Still, a defining feasibility factor for any carbon capture project is cost, and unless government policy establishes a price on carbon emissions, it will be hard for the technology to take root.

“There is no market for any carbon capture technology without a policy driver to reduce carbon emissions,” Mr. Rubin said. “No matter how cheap you can make a carbon capture system, it will always be more expensive than not having to use one at all.”

Rob Altenburg, director of the statewide environmental nonprofit PennFuture’s Energy Center, was more skeptical about Consol’s proposal.

“My bet is this plant never gets built, not without serious government subsidies,” he said. “Investors are not going to line up behind this deal.”

The capital costs are exorbitant compared to competing energy sources, Mr. Altenburg said, and other financial projections are unrealistically optimistic.
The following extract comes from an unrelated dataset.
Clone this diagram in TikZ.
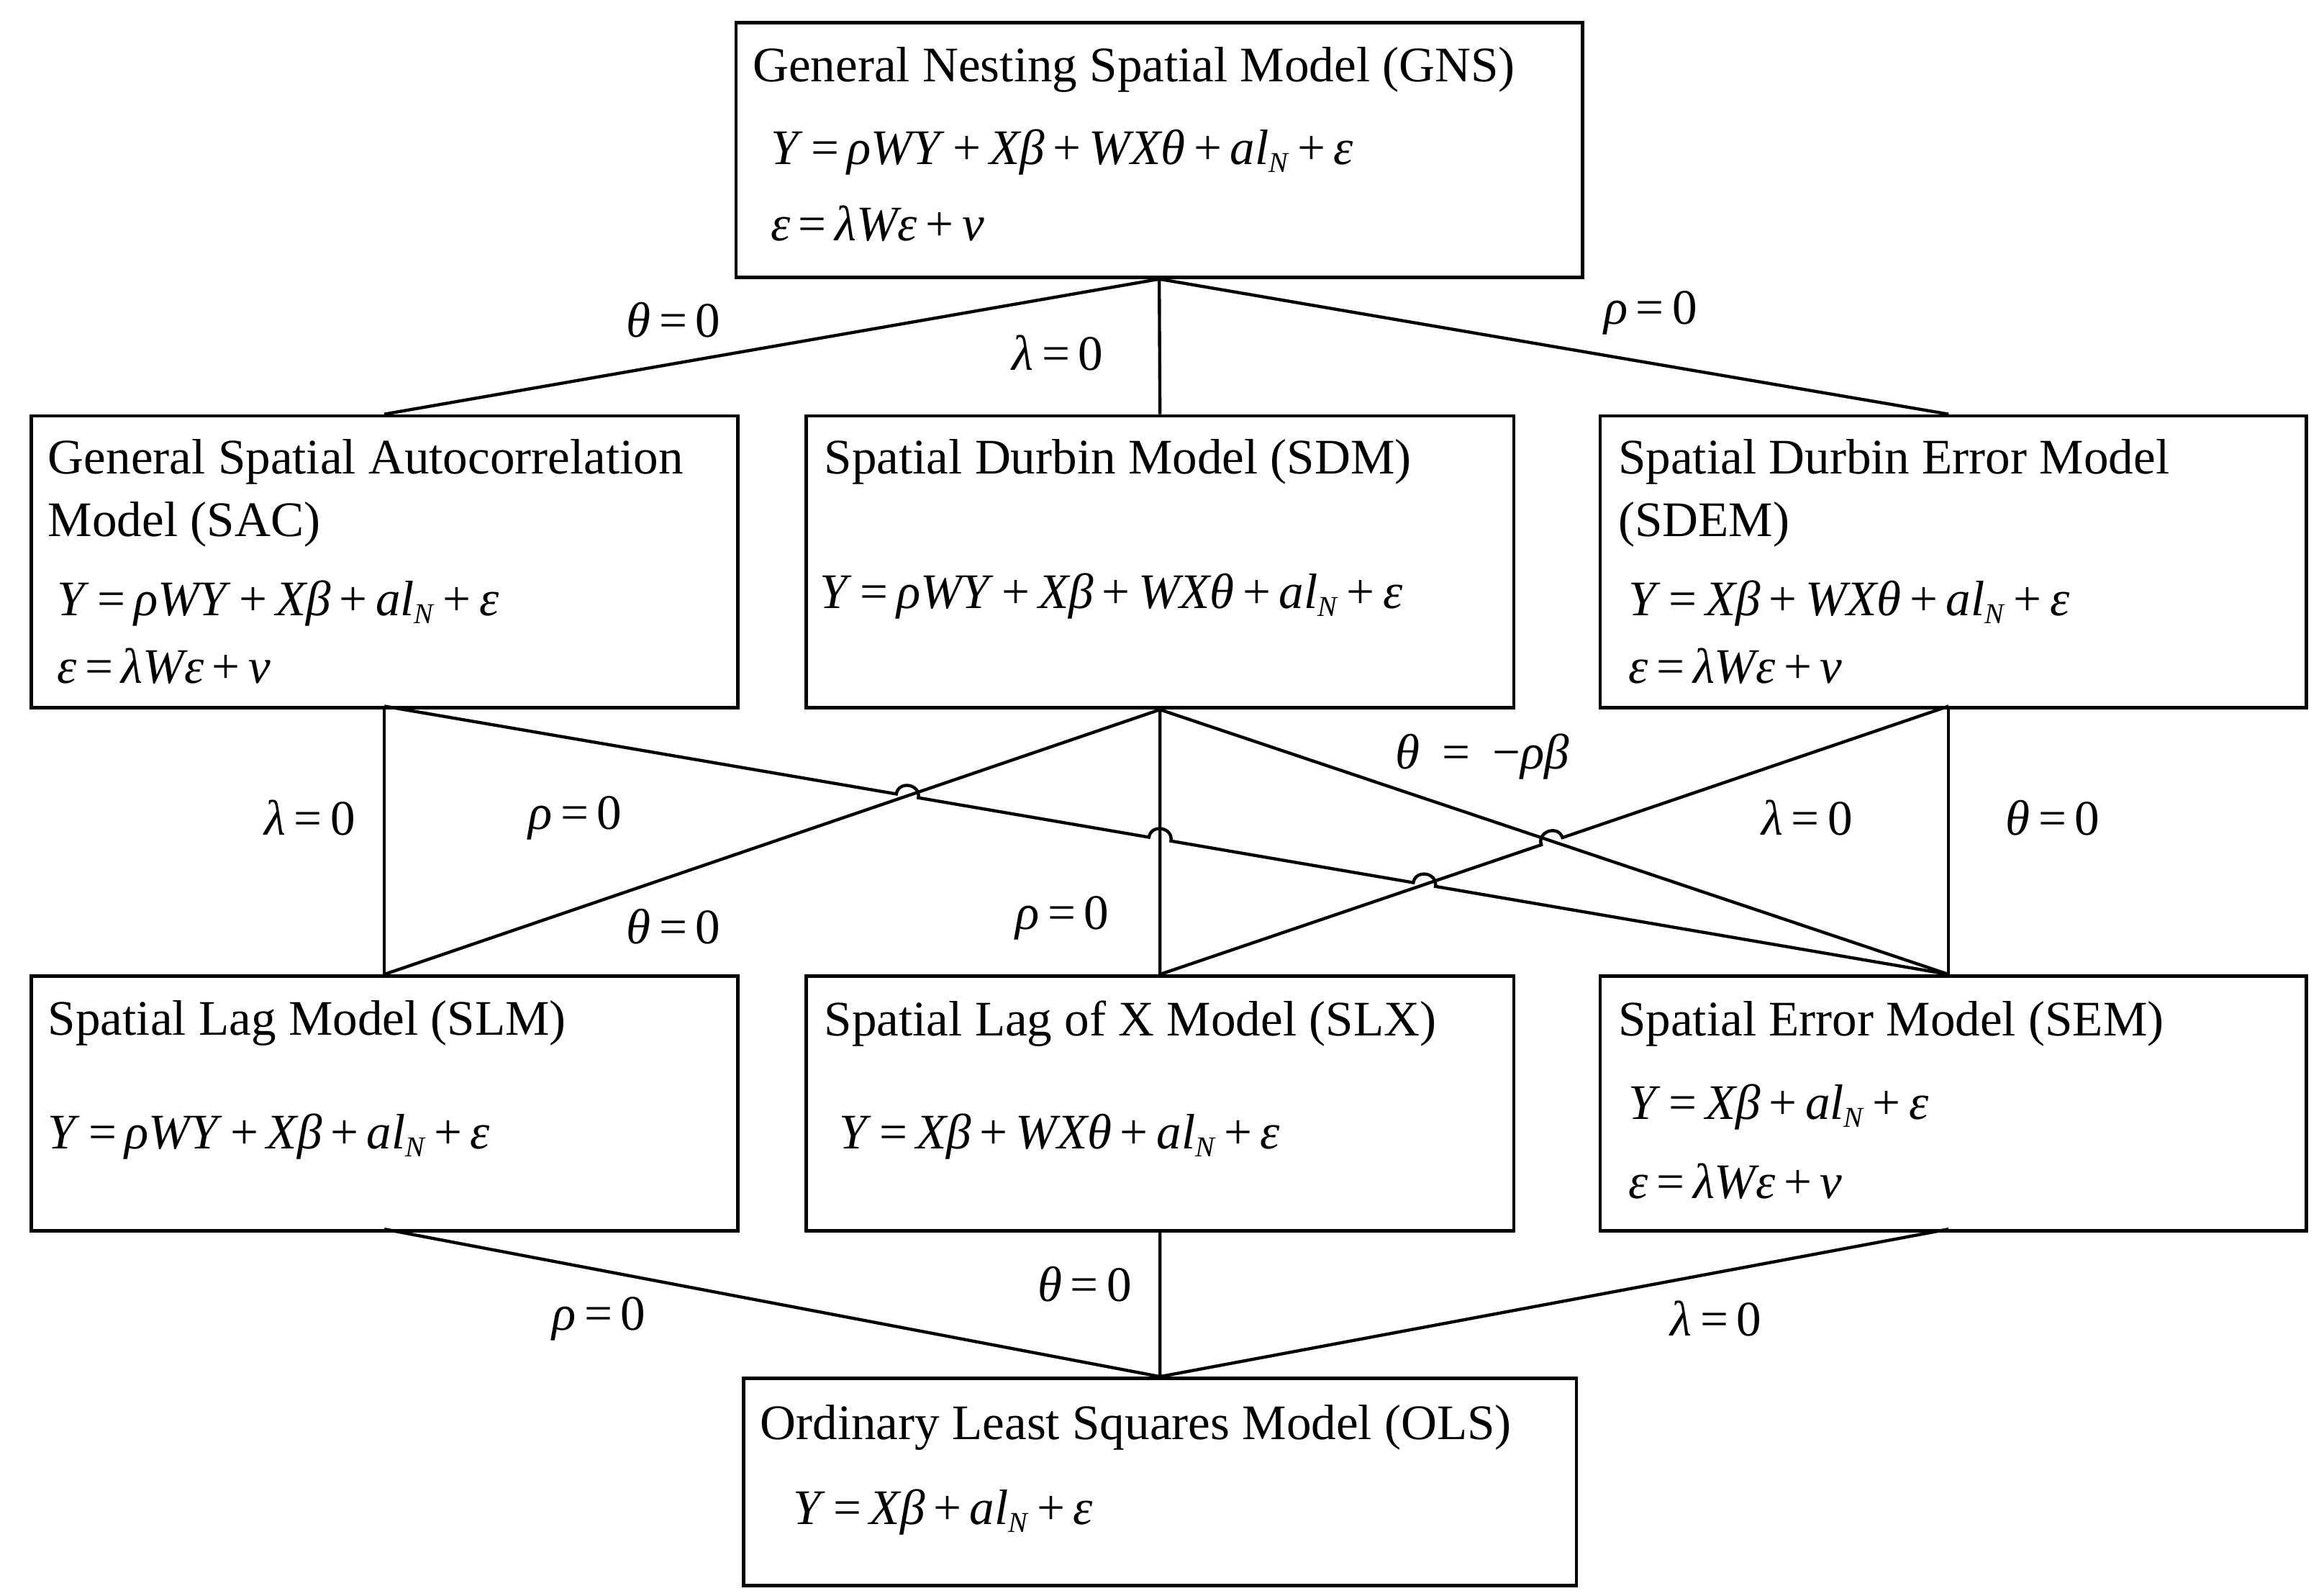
\documentclass[tikz,border=0pt]{standalone}
\usepackage{fontspec}
\setmainfont{Liberation Serif}
\newcommand{\iv}[1]{\textit{#1}}
\newcommand{\eqs}{\,=\,}
\newcommand{\pls}{\,+\,}
\newcommand{\alN}{\iv{al}\raisebox{-0.35ex}{\fontsize{11}{13}\selectfont\iv{N}}}
\usetikzlibrary{calc}
\begin{document}
\begin{tikzpicture}[x=0.02cm,y=-0.02cm,
  box/.style={draw,line width=1.3pt,inner sep=0pt,anchor=north west},
  txt/.style={anchor=west,inner sep=0pt,font=\fontsize{19}{23}\selectfont},
  lab/.style={inner sep=0pt,font=\fontsize{19}{23}\selectfont},
  ln/.style={line width=1.2pt},
  hop/.style={bend left=90,looseness=1.6}]
\useasboundingbox (0,0) rectangle (1560,1071);
\newcommand{\bx}[5]{\node[box,minimum width=#4*0.02cm,minimum height=#5*0.02cm] (#1) at (#2,#3) {};}
\bx{gns}{493}{14}{568}{171}
\bx{sac}{20}{278}{474}{196}
\bx{sdm}{540}{278}{475}{196}
\bx{sdem}{1073}{278}{474}{196}
\bx{slm}{20}{654}{474}{171}
\bx{slx}{540}{654}{475}{171}
\bx{sem}{1073}{654}{474}{171}
\bx{ols}{498}{924}{559}{139}
% texts
\node[txt] (t1) at (505,47) {General Nesting Spatial Model (GNS)};
\node[txt] (t2) at (517,102) {\iv{Y}\eqs\iv{ρWY}\pls\iv{Xβ}\pls\iv{WXθ}\pls\alN\pls\iv{ε}};
\node[txt] (t3) at (517,150) {\iv{ε}\eqs\iv{λWε}\pls\iv{v}};
\node[txt] (t4) at (32,310) {General Spatial Autocorrelation};
\node[txt] (t5) at (32,352) {Model (SAC)};
\node[txt] (t6) at (38,405) {\iv{Y}\eqs\iv{ρWY}\pls\iv{Xβ}\pls\alN\pls\iv{ε}};
\node[txt] (t7) at (38,447) {\iv{ε}\eqs\iv{λWε}\pls\iv{v}};
\node[txt] (t8) at (553,310) {Spatial Durbin Model (SDM)};
\node[txt] (t9) at (550,400) {\iv{Y}\eqs\iv{ρWY}\pls\iv{Xβ}\pls\iv{WXθ}\pls\alN\pls\iv{ε}};
\node[txt] (t10) at (1086,310) {Spatial Durbin Error Model};
\node[txt] (t11) at (1086,352) {(SDEM)};
\node[txt] (t12) at (1093,405) {\iv{Y}\eqs\iv{Xβ}\pls\iv{WXθ}\pls\alN\pls\iv{ε}};
\node[txt] (t13) at (1093,447) {\iv{ε}\eqs\iv{λWε}\pls\iv{v}};
\node[txt] (t14) at (32,687) {Spatial Lag Model (SLM)};
\node[txt] (t15) at (32,763) {\iv{Y}\eqs\iv{ρWY}\pls\iv{Xβ}\pls\alN\pls\iv{ε}};
\node[txt] (t16) at (553,687) {Spatial Lag of X Model (SLX)};
\node[txt] (t17) at (563,763) {\iv{Y}\eqs\iv{Xβ}\pls\iv{WXθ}\pls\alN\pls\iv{ε}};
\node[txt] (t18) at (1086,687) {Spatial Error Model (SEM)};
\node[txt] (t19) at (1093,743) {\iv{Y}\eqs\iv{Xβ}\pls\alN\pls\iv{ε}};
\node[txt] (t20) at (1093,793) {\iv{ε}\eqs\iv{λWε}\pls\iv{v}};
\node[txt] (t21) at (510,958) {Ordinary Least Squares Model (OLS)};
\node[txt] (t22) at (532,1015) {\iv{Y}\eqs\iv{Xβ}\pls\alN\pls\iv{ε}};
% anchor coordinates
\coordinate (gB) at (gns.south);
\coordinate (sacT) at (258,278); \coordinate (sacB) at (258,474);
\coordinate (sdmT) at (sdm.north); \coordinate (sdmB) at (sdm.south);
\coordinate (sdemT) at (1308,278); \coordinate (sdemB) at (1308,474);
\coordinate (slmT) at (258,654); \coordinate (slmB) at (258,825);
\coordinate (slxT) at (slx.north); \coordinate (slxB) at (slx.south);
\coordinate (semT) at (1308,654); \coordinate (semB) at (1308,825);
\coordinate (olsT) at (ols.north);
% top connectors
\draw[ln] (gB) -- (sacT) (gB) -- (sdmT) (gB) -- (sdemT);
% middle
\draw[ln] (sacB) -- (slmT);
\draw[ln] (sdmB) -- (slmT) (sdmB) -- (slxT) (sdmB) -- (semT);
\draw[ln] (sdemB) -- (semT);
% crossings
\coordinate (X1) at (intersection of sacB--semT and sdmB--slmT);
\coordinate (X2) at (intersection of sacB--semT and sdmB--slxT);
\coordinate (X3) at (intersection of sacB--semT and sdemB--slxT);
\coordinate (X4) at (intersection of slxT--sdemB and sdmB--semT);
\draw[ln] (sacB) -- ($(X1)!0.15cm!(sacB)$) to[hop] ($(X1)!0.15cm!(semT)$)
  -- ($(X2)!0.15cm!(sacB)$) to[hop] ($(X2)!0.15cm!(semT)$)
  -- ($(X3)!0.15cm!(sacB)$) to[hop] ($(X3)!0.15cm!(semT)$) -- (semT);
\draw[ln] (slxT) -- ($(X4)!0.15cm!(slxT)$) to[hop] ($(X4)!0.15cm!(sdemB)$) -- (sdemB);
% bottom
\draw[ln] (slmB) -- (olsT) (slxB) -- (olsT) (semB) -- (olsT);
% labels
\node[lab] (l1) at (452,215) {\iv{θ}\eqs0};
\node[lab] (l2) at (710,237) {\iv{λ}\eqs0};
\node[lab] (l3) at (1108,210) {\iv{ρ}\eqs0};
\node[lab] (l4) at (208,549) {\iv{λ}\eqs0};
\node[lab] (l5) at (386,549) {\iv{ρ}\eqs0};
\node[lab] (l6) at (452,622) {\iv{θ}\eqs0};
\node[lab] (l7) at (713,616) {\iv{ρ}\eqs0};
\node[lab] (l8) at (995,508) {\iv{θ}\;\eqs\;−\iv{ρβ}};
\node[lab] (l9) at (1213,549) {\iv{λ}\eqs0};
\node[lab] (l10) at (1378,549) {\iv{θ}\eqs0};
\node[lab] (l11) at (728,862) {\iv{θ}\eqs0};
\node[lab] (l12) at (402,885) {\iv{ρ}\eqs0};
\node[lab] (l13) at (1152,885) {\iv{λ}\eqs0};
\end{tikzpicture}
\end{document}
For example, Consol expects that once it is up and running, the plant will operate at full capacity 85% of the time. But existing coal plants with proven technology have historically only run about 65% of the time.

Even assuming that one demo plant could be built in a Goldilocks spot where all of the pieces fall into place, he doubted the technology could be scalable.

“The thing is, there just isn’t any need,” Mr. Altenburg said. “In a lot of places in the nation, it is cheaper to build new solar than run existing gas, and gas is already cheaper than coal.”

The next step

Consol’s next step is to develop a detailed front-end engineering and design study. The recently announced federal funding will cover about 80% of the cost, Consol CEO Jimmy Brock said during the company’s most recent call with investors.

The study will take 2½ years and focus on both honing the design of the power plant and better characterizing the geological opportunities for storing carbon nearby, said Mr. Connell, the senior vice president.

Part of the process will include selecting a site for the plant and preparing the volumes of environmental information that will be necessary for permits.

At the end of the 30 months, the company hopes to have enough definition of the project and its economics to decide whether it is worth an investment.